Tuesday, March 1, 2011

Eight Weeks

Eight weeks today. I think. I called my doctor's office yesterday and - what they do is, you call and make an appointment and then the nurse practitioner calls back and chats. So I was talking to the np and I swear, I felt like I was in trouble! I'm sure I was projecting, but she was all, "do you want to take the screening because you're (way) over 35?" I said no and she said, "I didn't think you did but I have to check". And - I'm sure she does have to check but ... oh I just felt like a jerk. I feel like a jerk a large part of the time anymore. A jerk that eats a LOT of oreos. Anyway, I am going in Monday for an ultra sound and Thursday for my appointment with my doctor. My doctor is great and I anticipate that I'm going to feel better once I see that ultra sound and talk to my doctor. One could make the argument, I suppose, that I should just go ahead and feel better NOW, but I just can't roll like that. I have to fret a little.

I was watching Bethenny Ever After last night and it's when her baby is still pretty tiny and she and her husband go to his hometown, which is presented as this insanely small town, backwards, almost Ozarkian in it's small-townness. What's funny is that my cousin lives there and I just think of it as a normal town, but I guess the comparison between NYC and there is supposed to be made and you're supposed to realize how GREAT NYC is and how hard everything else sucks. And the thing is, to a certain extent I agree, I love NYC but it annoyed me last night. ANYWAY. She and her husband have to talk to his parents about them wanting to suck up all the time with the baby, and how maybe it's unrealistic to expect them to visit every weekend, and have every first holiday with them, etc. Todd was sleeping next to me, and it probably wouldn't have mattered anyway, but I could RELATE. I still get white hot mad when I think of my MIL assuming that Joseph could come and SLEEP OVER when he was an infant, a newborn! I mean, he was my first baby! I could no more imagine dropping him off at her house for the weekend than I could dropping him off at a church or hospital under Safe Haven laws. In Bethenny's case, she has it a little harder because her in-laws lost their other son when he was very young, so B's husband is their only child and the baby is their only grandchild, etc. But she is better than I am at handling it, and she says, UP FRONT and OUT LOUD, that they have to do things by themselves, as a family on their own. It's uncomfortable but at least they're talking about it. We would never talk about that with my in laws. There could seriously be a big pile of shit in the middle of the dining room table at dinner and no one would ever mention it. Freaks.

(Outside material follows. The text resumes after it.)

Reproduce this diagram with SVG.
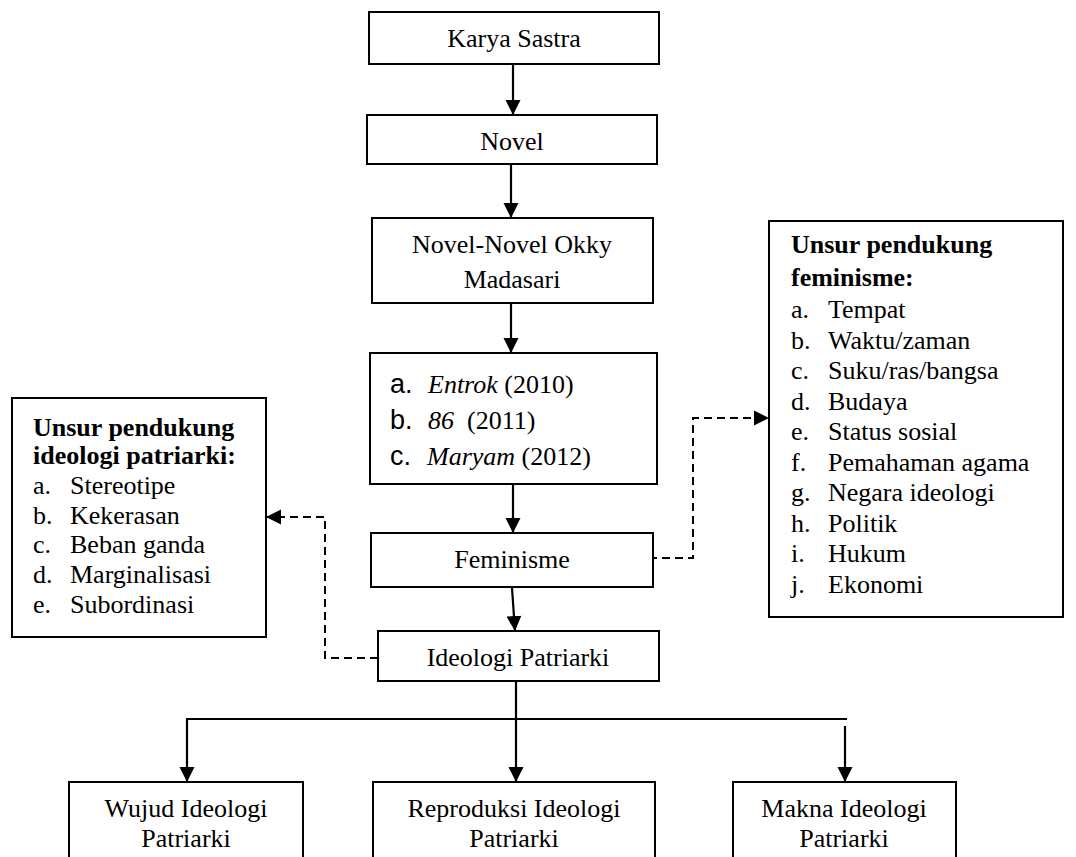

I wish I could tell people about the baby. I have a terrible cold and of course I can't take anything and my Dad was saying the other night, "take some Nyquil!" and I was thinking, I'd LOVE to but I can't. I can't take anything except worthless Tylenol. But I can't tell them that, and I put "ultra sound" on the calendar for next week and then I thought, crap, my MIL will probably be up here this weekend, so I had to cross it out and just put the time instead. I'm glad that Todd knows, and my sister, so at least I can come clean with some people. I guess we'll wait until 12 weeks, but that feels like a long time, particularly considering that my birthday is in a few weeks. Also, I feel nuttier than usual and I would maybe get some sympathy or something if people knew I was PREGNANT and tired or PREGNANT and kooky.

As usual, I have no way to wrap this up. Oh, I forgot! We are having NAME issues. I guess if you're going to have this many kids, at some point there will be some disagreement about names. The name that I thought of for a girl is like #782 in 2009. So, it's unusual, I suppose. It's a saint's name, which I am very into, and she has a great story, very compelling and having to do with motherhood. So I really like it. Plus it's long, which I like, because my kids' last name is short and one syllable. I thought Todd liked it too but the other night he started saying we should give her a 'normal' middle name, in case she ever wanted to go by that. And I mean - HOW am I supposed to think that he likes that name? When he calls another name 'normal'? And here's the thing, the 'normal' name that he wants to use for the middle name is #763 in 2009! Nineteen places different than my insanely crazy loony name! So I think, it's not a 'normal' name that he's looking for for the middle name, it's ONE HE LIKES BETTER. So why not just say that? If he didn't like a name, I would not use it, I wouldn't. There was a certain boy name that I always loved and thought I would use for my first boy, but my MIL wrinkled up her nose in such a way the first time that she said it that I knew I would never use it. I couldn't see her wrinkle her nose that way for the rest of my kid's life! And now that's how I feel about my perfect girl name, that her father has ruined it. So now I am just hoping it's a boy.